Tuesday, June 07, 2011

FOOD PANTRY TYPE TIPS

TOMATO SOUP ADDED TO TOMATO SAUCE


One of the things you will get A LOT of from the Food Pantry is canned soup. And while you might not love tomato soup (you can combine it with vegetable soup and American cheese if you have those and it makes a great lunch), you CAN use it to give yourself MORE spaghetti sauce if you don't have a lot of sauce.


Try it.


ADD TO YOUR TUNAFISH SALAD

If you make tuna salad like we do, with a little onion and maybe celery, mayo, salt and pepper - try also adding chopped lettuce, carrot, and spinach. It will stretch the one can of tuna to many more sandwiches and nobody minds because all the veggies taste good!


USE ONION OR GARLIC BAGELS AS TOAST WITH SPAGHETTI


If you get more onion or garlic or dark bread or seeded bagels than you can possibly eat for breakfast, cut them into sandwich halves, butter and toast them and maybe augment with Romano or Parmesan cheese if you have it, shredded mozzarella, or just garlic salt.


AND THANKS TO THOSE OF YOU WITH GARDENS who donate your FRESH VEGGIES AND FRUITS, and canned jellies and sauces to the local food pantries. Pantries don't get much in the way of fresh - and you gardeners know how good it is to HAVE fresh. We who need pantries SALUTE YOU!


ONE LAST TIP - VITAMINS


If you must eat Food Pantry foods - you know they are HIT OR MISS in terms of truly nutritious stuff - so if you can afford it - GET A GOOD MULTI-VITAMIN as well as some extra Vitamin C and take them DAILY to help yourself with the sometimes not so nutritious pantry foods.



Wednesday, May 11, 2011

The Dirty Life - a book (seriously, it's not my title)

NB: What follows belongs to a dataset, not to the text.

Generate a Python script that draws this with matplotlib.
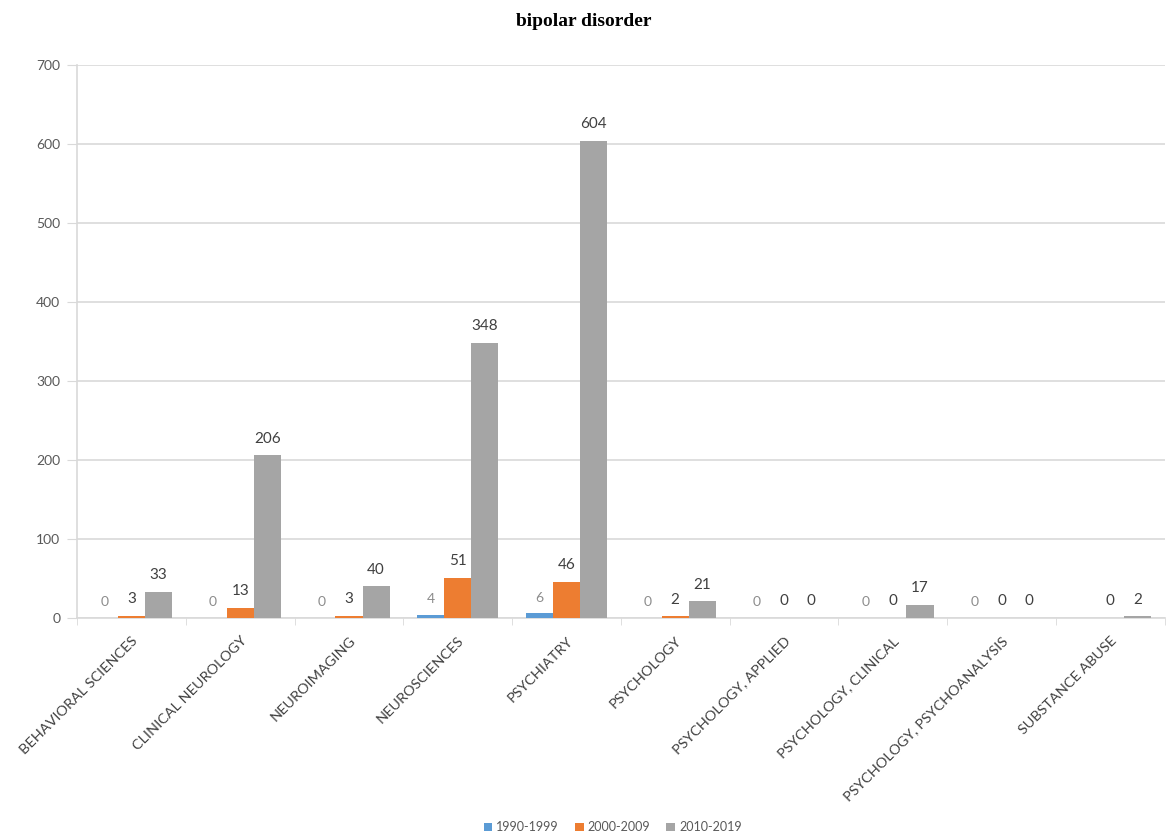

Sorry, it's been a while. Great book tip for you: "The Dirty Life: On Farming, Food, and Love" by Kristin Kimball, recently out, check your local library! Ms. Kimball makes growing local foods SEXUAL, intimately linked with her meeting her husband! and her appeal should be wide - she is a "back to the land" apprentice - representing all of us, that way, I think.

Be a city girl, wear the designer jeans, and get a sore crotch! hoe'ing (yes, I used the right one there) broccoli for a man you don't know. How can you resist a book that starts like this, and makes a case for good old-fashioned hard work and local, organically grown foods.

Ever heard of a CSA? (Community Supported Agriculture.) People sign up to come to your farm to pick up their fruits, veggies, meat, eggs, cheese, honey, maple syrup - whatever you can produce - for a fee, paid up front to the farmer! That is how Kristin and hubby Mark make their living!

Check out the book. And if you want to find CSA's in your area, or farmers' markets, so you can eat locally grown foods, Google, baby! They have websites - these are not your Grandfather's farms!